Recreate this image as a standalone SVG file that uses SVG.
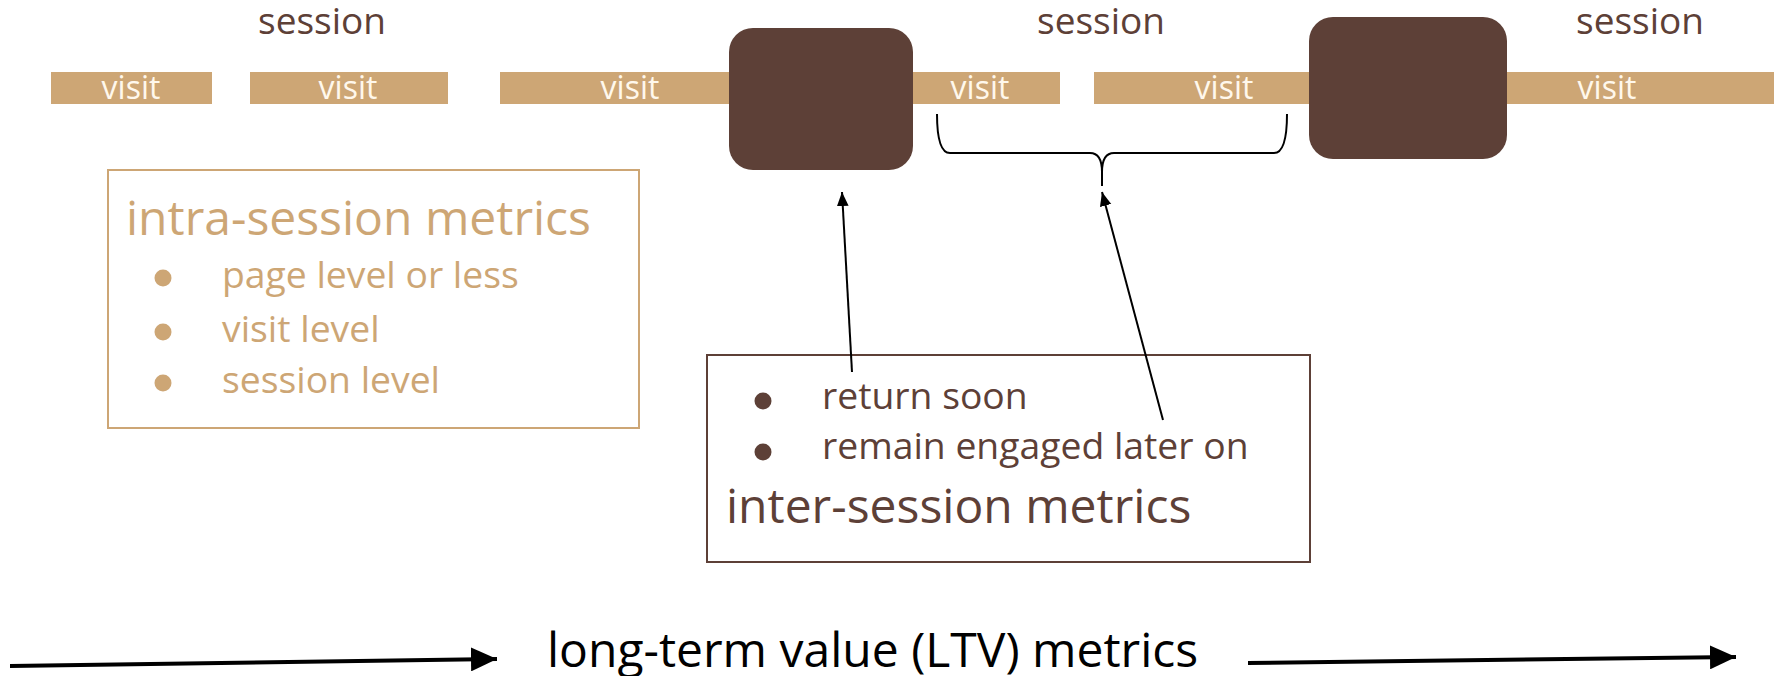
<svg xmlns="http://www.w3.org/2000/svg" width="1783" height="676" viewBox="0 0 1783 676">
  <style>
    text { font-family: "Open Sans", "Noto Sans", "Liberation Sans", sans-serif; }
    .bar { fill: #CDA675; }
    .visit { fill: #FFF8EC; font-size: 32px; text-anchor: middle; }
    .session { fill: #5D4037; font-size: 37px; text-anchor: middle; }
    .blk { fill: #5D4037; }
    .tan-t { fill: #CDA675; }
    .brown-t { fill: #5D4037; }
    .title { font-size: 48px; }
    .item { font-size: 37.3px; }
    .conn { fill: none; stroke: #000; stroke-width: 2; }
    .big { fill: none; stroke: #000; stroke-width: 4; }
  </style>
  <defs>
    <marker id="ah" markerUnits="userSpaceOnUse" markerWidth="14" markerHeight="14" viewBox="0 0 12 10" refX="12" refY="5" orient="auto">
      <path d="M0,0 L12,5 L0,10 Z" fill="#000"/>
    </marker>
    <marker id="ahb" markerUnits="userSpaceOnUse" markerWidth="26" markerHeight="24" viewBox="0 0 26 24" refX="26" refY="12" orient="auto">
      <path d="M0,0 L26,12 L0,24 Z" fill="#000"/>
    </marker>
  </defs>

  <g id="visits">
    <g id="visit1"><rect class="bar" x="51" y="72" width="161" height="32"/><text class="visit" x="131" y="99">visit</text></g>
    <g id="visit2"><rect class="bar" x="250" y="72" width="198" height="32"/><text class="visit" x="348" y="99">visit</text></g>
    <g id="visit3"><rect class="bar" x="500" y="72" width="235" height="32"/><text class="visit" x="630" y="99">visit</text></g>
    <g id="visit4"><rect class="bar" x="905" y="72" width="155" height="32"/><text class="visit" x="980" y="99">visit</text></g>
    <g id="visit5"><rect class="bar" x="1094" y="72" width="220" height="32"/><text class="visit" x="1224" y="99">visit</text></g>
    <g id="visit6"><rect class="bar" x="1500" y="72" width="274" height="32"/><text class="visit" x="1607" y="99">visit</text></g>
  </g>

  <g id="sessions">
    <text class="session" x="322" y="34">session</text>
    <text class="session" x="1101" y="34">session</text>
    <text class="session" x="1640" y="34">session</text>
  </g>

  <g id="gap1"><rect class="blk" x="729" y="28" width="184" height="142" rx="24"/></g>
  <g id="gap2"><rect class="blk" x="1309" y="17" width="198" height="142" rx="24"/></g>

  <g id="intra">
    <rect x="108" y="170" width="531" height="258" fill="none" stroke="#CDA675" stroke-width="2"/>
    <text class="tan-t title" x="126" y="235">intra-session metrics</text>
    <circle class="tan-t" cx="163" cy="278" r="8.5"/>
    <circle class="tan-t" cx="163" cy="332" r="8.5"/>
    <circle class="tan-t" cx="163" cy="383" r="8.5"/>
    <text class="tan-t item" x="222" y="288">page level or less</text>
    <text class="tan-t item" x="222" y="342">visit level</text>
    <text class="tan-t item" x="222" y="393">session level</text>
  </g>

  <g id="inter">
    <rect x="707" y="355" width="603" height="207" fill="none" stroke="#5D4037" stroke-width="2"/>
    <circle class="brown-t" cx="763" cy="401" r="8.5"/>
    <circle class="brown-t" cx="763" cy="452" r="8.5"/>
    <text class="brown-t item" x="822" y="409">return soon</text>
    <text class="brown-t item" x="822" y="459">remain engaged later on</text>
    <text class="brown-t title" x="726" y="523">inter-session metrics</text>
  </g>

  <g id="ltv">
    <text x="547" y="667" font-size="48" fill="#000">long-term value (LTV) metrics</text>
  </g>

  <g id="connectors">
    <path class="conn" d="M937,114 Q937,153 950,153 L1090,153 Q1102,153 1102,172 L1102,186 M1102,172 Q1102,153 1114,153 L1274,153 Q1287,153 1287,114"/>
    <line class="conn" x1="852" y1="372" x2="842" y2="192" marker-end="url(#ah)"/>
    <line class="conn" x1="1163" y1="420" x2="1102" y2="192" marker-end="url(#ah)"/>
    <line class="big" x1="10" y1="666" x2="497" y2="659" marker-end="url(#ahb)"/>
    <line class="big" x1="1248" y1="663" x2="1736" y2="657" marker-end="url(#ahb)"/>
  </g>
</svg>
*****
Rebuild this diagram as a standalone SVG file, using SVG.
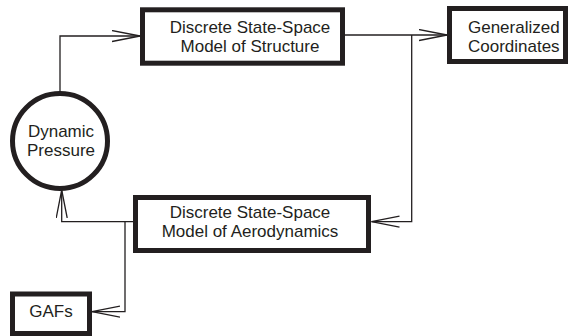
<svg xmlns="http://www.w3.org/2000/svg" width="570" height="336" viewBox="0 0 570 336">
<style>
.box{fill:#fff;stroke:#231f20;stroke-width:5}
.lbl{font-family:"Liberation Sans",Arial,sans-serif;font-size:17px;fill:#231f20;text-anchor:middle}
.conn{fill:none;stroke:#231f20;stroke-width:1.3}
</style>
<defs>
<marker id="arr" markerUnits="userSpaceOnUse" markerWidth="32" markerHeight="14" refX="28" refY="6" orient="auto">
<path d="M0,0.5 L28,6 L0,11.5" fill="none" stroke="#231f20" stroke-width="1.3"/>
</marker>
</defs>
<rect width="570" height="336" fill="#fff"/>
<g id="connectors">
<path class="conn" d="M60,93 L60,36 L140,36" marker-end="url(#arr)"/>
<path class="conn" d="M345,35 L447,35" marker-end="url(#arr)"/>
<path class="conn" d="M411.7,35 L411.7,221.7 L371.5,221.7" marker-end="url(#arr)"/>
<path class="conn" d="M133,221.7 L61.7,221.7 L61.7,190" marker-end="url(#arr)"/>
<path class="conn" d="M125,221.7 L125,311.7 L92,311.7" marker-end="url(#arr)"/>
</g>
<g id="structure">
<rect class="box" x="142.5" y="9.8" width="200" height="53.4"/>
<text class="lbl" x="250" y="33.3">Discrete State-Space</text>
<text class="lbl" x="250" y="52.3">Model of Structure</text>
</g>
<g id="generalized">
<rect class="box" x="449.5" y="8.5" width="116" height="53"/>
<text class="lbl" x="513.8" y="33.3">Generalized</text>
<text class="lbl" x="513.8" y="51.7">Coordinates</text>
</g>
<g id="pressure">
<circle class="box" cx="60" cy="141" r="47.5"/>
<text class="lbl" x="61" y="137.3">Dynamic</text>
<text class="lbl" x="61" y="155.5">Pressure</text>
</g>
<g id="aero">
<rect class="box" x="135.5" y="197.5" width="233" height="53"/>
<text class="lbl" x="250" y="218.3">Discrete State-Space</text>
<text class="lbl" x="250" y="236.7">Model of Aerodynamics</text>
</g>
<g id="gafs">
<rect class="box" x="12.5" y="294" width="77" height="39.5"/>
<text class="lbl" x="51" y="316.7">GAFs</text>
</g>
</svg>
*****
WHAT YOU NEED TO DO: Search the lines above for the string "this", then show every one that has it.

ANSWER BELOW:
Recreate this image as a standalone SVG file that uses SVG.
Rebuild this diagram as a standalone SVG file, using SVG.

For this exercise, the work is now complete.